*To be done*. In the following material, identify every line holding the string "with" and return it.

*Record excerpts*.
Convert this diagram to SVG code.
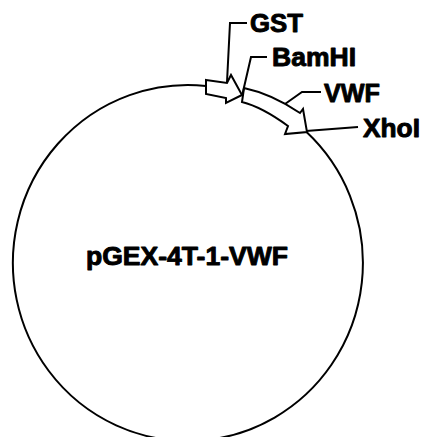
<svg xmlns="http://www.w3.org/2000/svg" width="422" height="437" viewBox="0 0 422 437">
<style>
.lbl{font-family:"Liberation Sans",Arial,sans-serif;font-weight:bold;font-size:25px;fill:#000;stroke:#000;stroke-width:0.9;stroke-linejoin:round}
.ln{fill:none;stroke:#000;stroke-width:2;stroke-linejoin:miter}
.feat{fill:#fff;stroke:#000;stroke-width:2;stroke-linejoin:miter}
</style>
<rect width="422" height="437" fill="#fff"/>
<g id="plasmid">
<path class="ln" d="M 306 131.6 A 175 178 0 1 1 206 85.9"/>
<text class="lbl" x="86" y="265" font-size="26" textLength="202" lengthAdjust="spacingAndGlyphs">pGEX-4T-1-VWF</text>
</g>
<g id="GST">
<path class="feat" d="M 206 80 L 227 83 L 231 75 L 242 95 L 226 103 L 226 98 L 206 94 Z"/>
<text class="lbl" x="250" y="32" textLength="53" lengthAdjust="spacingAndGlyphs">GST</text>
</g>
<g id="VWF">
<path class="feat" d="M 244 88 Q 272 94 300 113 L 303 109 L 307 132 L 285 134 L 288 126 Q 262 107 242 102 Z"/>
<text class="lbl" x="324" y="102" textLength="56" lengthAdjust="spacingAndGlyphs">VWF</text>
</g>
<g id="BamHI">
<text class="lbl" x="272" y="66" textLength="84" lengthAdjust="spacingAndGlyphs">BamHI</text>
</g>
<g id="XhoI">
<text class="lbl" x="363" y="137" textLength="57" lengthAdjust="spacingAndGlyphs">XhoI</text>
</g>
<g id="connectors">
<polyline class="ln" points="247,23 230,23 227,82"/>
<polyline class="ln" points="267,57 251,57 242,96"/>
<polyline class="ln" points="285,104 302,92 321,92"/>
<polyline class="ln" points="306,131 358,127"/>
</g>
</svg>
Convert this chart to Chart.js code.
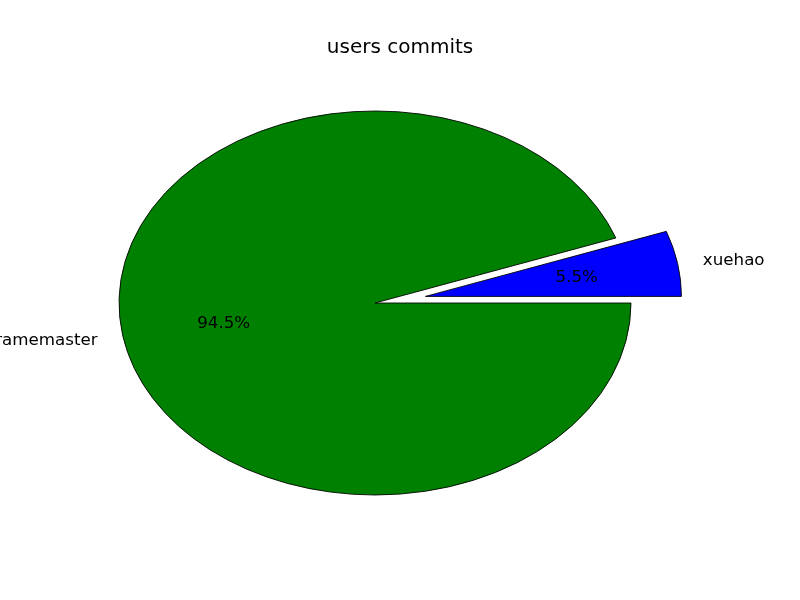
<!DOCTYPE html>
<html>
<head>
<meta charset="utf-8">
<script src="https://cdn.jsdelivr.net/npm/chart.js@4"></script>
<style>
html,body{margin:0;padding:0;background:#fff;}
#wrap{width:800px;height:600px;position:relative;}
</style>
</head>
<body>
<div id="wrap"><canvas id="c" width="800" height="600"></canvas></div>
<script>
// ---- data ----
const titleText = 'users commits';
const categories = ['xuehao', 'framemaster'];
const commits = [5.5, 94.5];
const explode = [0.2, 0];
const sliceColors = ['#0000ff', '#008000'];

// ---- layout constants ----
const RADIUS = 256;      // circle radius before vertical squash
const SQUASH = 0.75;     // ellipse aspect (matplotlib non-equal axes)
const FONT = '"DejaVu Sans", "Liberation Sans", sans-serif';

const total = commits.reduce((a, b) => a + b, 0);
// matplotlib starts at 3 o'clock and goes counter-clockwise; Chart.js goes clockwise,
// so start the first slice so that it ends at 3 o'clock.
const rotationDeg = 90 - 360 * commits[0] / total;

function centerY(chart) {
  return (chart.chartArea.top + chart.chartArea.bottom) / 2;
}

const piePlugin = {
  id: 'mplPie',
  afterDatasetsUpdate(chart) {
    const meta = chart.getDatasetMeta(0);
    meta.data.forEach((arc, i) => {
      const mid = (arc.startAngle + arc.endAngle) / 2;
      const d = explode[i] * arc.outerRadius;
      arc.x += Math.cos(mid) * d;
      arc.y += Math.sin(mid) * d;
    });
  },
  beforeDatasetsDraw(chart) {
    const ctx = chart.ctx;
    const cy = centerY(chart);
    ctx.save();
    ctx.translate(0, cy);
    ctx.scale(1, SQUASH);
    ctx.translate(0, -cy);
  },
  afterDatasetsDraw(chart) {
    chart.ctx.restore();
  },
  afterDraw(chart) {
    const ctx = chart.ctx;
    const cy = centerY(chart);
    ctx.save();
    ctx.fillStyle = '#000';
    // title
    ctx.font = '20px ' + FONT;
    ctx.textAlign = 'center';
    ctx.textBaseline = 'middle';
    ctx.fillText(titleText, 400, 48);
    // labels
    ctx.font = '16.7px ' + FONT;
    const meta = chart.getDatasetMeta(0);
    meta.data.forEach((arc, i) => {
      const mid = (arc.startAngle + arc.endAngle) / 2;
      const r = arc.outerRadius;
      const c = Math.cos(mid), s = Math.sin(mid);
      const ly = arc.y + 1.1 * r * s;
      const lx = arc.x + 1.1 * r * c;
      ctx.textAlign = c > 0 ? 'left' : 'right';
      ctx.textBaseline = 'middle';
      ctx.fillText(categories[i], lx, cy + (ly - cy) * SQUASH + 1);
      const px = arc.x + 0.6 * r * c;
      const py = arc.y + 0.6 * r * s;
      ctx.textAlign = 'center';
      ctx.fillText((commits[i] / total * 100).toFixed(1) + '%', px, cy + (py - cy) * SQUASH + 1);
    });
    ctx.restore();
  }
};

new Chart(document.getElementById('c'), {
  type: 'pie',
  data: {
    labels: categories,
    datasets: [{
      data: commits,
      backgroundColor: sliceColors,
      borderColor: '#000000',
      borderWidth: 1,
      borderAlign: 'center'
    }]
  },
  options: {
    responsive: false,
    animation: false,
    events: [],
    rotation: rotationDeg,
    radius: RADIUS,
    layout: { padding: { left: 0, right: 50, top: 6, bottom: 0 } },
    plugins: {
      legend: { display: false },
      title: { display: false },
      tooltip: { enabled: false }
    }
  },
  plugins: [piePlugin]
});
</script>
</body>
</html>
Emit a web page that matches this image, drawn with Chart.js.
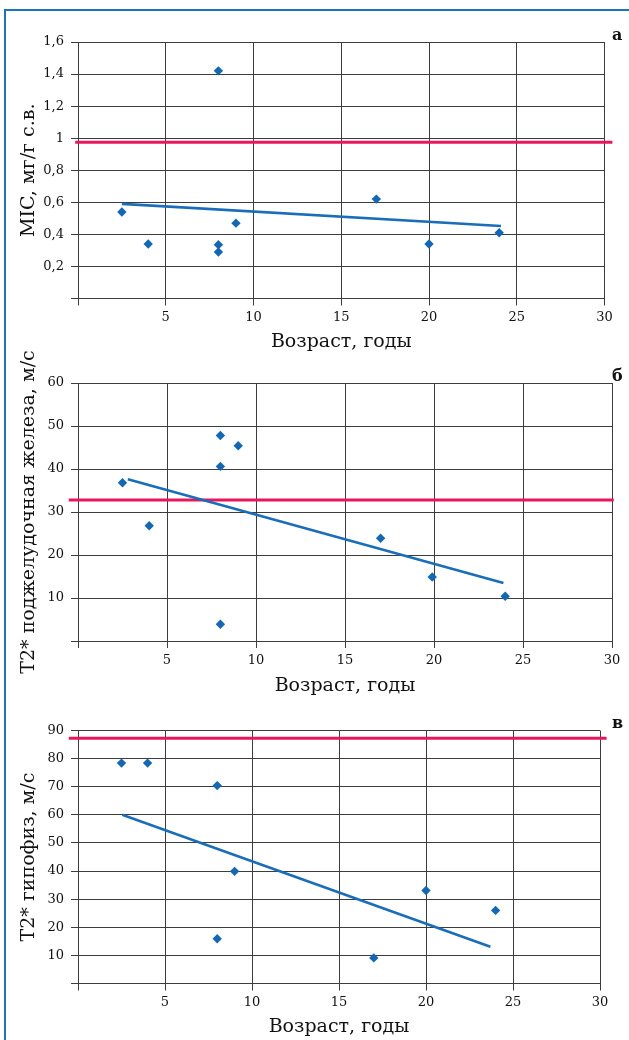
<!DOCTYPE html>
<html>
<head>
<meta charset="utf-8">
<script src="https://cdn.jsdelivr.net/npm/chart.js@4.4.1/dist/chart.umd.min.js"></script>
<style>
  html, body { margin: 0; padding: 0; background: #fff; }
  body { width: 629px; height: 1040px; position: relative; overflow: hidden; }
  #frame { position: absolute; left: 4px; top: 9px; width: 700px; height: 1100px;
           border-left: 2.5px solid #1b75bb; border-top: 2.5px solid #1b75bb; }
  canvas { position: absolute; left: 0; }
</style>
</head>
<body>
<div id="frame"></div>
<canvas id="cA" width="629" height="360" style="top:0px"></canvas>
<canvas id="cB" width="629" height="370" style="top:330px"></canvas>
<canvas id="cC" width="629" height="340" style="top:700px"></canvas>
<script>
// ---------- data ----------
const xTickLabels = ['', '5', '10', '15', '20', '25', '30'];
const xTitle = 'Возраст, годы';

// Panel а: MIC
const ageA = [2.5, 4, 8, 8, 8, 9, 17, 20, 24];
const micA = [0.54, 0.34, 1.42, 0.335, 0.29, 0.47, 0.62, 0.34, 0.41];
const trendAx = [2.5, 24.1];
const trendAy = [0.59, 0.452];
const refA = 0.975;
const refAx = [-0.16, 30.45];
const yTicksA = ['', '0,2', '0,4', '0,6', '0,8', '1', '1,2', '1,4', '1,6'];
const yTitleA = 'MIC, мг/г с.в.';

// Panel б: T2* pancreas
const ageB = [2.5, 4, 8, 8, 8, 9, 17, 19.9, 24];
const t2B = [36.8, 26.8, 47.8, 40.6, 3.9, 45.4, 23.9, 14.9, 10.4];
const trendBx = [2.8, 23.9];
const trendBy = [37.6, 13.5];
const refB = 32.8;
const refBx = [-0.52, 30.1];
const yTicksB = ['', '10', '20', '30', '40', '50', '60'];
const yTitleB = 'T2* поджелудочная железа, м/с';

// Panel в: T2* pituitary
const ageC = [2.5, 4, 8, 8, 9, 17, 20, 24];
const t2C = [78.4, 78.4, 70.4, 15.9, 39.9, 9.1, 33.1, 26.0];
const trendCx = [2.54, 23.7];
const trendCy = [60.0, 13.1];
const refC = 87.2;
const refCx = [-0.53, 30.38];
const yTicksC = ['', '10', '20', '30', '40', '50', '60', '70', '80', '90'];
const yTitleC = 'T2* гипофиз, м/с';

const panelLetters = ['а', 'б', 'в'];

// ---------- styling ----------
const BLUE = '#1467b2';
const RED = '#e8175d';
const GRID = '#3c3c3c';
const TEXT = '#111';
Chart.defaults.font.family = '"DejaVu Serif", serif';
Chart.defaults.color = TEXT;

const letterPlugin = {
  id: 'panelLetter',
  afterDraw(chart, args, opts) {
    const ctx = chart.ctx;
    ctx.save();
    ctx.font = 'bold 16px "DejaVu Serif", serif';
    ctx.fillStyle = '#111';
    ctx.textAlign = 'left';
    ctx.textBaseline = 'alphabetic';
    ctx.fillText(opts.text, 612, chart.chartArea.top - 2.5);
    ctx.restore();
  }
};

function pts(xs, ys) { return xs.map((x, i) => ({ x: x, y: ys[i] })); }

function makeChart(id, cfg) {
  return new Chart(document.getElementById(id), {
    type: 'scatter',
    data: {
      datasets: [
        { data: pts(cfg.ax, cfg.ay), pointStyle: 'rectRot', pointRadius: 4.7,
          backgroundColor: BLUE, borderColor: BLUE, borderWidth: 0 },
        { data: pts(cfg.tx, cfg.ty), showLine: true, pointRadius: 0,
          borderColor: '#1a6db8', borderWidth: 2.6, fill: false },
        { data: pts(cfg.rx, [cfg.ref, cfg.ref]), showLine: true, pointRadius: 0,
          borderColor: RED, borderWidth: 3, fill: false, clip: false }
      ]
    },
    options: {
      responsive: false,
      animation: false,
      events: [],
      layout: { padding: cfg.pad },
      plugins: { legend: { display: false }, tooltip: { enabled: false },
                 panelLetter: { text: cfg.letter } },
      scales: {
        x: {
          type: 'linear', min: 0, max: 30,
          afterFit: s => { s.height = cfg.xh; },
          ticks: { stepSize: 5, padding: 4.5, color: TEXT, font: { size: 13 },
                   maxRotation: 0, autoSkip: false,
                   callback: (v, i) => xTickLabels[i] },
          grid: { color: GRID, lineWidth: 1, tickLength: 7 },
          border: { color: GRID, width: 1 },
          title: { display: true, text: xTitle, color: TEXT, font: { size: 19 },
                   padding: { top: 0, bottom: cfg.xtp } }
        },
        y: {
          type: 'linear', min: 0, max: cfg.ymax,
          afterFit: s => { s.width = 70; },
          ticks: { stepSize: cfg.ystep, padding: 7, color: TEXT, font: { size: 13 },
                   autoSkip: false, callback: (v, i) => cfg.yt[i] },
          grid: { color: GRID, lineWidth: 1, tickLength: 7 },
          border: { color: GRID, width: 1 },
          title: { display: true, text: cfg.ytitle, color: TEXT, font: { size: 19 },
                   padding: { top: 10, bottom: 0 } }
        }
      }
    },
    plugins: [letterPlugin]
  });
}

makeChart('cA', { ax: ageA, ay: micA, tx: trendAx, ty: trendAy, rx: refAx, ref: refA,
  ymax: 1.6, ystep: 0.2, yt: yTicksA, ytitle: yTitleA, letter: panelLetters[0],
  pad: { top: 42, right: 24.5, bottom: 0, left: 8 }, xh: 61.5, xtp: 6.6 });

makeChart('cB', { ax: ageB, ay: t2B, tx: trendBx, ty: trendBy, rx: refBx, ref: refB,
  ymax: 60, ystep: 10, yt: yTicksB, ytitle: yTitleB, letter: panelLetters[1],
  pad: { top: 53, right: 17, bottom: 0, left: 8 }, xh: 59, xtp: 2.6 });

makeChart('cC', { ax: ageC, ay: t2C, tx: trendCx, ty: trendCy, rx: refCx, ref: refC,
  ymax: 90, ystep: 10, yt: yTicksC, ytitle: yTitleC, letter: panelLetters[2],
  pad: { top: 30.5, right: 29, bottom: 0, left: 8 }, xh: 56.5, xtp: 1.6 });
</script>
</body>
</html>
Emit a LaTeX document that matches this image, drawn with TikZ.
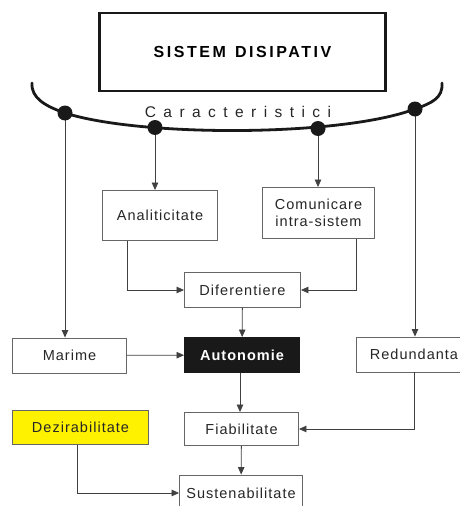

*Response to this task*.
Emit a web page that matches this image, drawn with Chart.js.
Emit a LaTeX document that matches this image, drawn with TikZ.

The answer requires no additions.